___ DATASET EXCERPT ___
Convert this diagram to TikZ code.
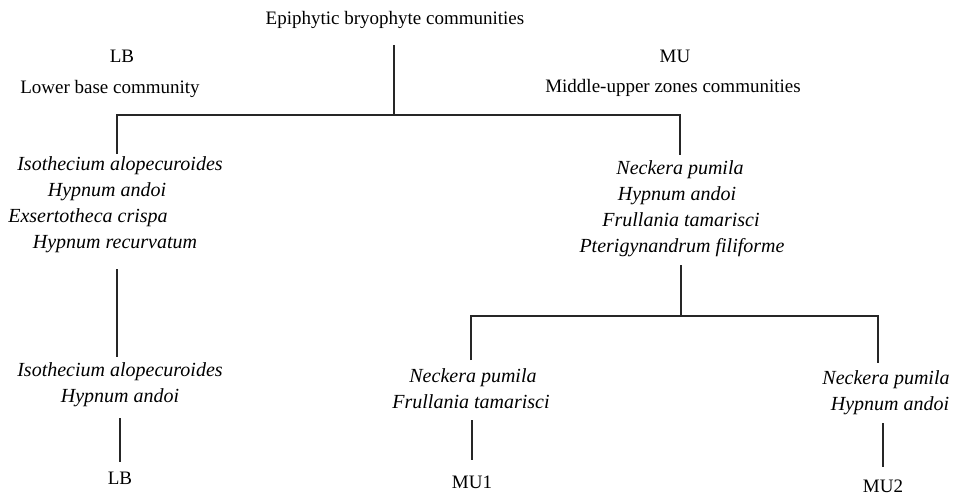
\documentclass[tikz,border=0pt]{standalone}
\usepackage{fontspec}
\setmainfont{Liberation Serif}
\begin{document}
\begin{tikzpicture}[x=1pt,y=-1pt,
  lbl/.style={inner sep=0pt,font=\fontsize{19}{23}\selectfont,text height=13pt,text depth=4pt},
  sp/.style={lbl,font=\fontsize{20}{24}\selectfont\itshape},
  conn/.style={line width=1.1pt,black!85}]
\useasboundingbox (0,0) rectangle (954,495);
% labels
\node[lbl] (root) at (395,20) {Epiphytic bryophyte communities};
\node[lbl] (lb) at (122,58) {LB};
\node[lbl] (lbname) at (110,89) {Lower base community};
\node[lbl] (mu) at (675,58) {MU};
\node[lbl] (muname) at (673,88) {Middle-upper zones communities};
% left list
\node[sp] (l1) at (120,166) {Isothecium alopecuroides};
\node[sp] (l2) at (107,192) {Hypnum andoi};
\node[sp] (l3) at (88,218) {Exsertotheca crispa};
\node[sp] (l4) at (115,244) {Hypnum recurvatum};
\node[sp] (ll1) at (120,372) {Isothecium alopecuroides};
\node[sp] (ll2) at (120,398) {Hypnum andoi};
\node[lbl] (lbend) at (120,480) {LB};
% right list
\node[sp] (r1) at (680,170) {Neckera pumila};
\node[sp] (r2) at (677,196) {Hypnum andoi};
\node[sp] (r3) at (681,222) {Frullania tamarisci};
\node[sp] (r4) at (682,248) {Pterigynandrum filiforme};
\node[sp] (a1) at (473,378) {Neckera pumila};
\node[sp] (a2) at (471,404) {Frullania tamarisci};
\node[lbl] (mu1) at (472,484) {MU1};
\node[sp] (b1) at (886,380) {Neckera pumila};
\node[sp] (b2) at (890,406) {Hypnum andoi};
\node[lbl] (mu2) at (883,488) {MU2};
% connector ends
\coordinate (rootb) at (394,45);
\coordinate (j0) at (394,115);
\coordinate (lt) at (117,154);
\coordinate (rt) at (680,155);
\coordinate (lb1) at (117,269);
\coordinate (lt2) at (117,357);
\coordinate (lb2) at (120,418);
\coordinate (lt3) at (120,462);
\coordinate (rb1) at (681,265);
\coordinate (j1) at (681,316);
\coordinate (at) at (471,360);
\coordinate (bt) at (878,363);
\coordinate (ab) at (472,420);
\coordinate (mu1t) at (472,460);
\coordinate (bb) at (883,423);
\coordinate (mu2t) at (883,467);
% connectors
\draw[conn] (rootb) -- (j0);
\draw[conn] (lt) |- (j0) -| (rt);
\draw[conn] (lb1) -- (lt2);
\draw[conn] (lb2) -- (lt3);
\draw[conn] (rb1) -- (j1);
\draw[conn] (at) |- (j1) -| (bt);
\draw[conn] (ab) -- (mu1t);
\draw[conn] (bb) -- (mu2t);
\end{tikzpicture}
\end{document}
___
▶ **TASK OBJECTIVE**: Each line of the material must be retyped exactly, except that images are omitted.

▶ **PROBLEM SOLUTION**:
Convert this diagram to TikZ code.
\documentclass[tikz,border=0pt]{standalone}
\usepackage{fontspec}
\setmainfont{Liberation Serif}
\begin{document}
\begin{tikzpicture}[x=1pt,y=-1pt,
  lbl/.style={inner sep=0pt,font=\fontsize{19}{23}\selectfont,text height=13pt,text depth=4pt},
  sp/.style={lbl,font=\fontsize{20}{24}\selectfont\itshape},
  conn/.style={line width=1.1pt,black!85}]
\useasboundingbox (0,0) rectangle (954,495);
% labels
\node[lbl] (root) at (395,20) {Epiphytic bryophyte communities};
\node[lbl] (lb) at (122,58) {LB};
\node[lbl] (lbname) at (110,89) {Lower base community};
\node[lbl] (mu) at (675,58) {MU};
\node[lbl] (muname) at (673,88) {Middle-upper zones communities};
% left list
\node[sp] (l1) at (120,166) {Isothecium alopecuroides};
\node[sp] (l2) at (107,192) {Hypnum andoi};
\node[sp] (l3) at (88,218) {Exsertotheca crispa};
\node[sp] (l4) at (115,244) {Hypnum recurvatum};
\node[sp] (ll1) at (120,372) {Isothecium alopecuroides};
\node[sp] (ll2) at (120,398) {Hypnum andoi};
\node[lbl] (lbend) at (120,480) {LB};
% right list
\node[sp] (r1) at (680,170) {Neckera pumila};
\node[sp] (r2) at (677,196) {Hypnum andoi};
\node[sp] (r3) at (681,222) {Frullania tamarisci};
\node[sp] (r4) at (682,248) {Pterigynandrum filiforme};
\node[sp] (a1) at (473,378) {Neckera pumila};
\node[sp] (a2) at (471,404) {Frullania tamarisci};
\node[lbl] (mu1) at (472,484) {MU1};
\node[sp] (b1) at (886,380) {Neckera pumila};
\node[sp] (b2) at (890,406) {Hypnum andoi};
\node[lbl] (mu2) at (883,488) {MU2};
% connector ends
\coordinate (rootb) at (394,45);
\coordinate (j0) at (394,115);
\coordinate (lt) at (117,154);
\coordinate (rt) at (680,155);
\coordinate (lb1) at (117,269);
\coordinate (lt2) at (117,357);
\coordinate (lb2) at (120,418);
\coordinate (lt3) at (120,462);
\coordinate (rb1) at (681,265);
\coordinate (j1) at (681,316);
\coordinate (at) at (471,360);
\coordinate (bt) at (878,363);
\coordinate (ab) at (472,420);
\coordinate (mu1t) at (472,460);
\coordinate (bb) at (883,423);
\coordinate (mu2t) at (883,467);
% connectors
\draw[conn] (rootb) -- (j0);
\draw[conn] (lt) |- (j0) -| (rt);
\draw[conn] (lb1) -- (lt2);
\draw[conn] (lb2) -- (lt3);
\draw[conn] (rb1) -- (j1);
\draw[conn] (at) |- (j1) -| (bt);
\draw[conn] (ab) -- (mu1t);
\draw[conn] (bb) -- (mu2t);
\end{tikzpicture}
\end{document}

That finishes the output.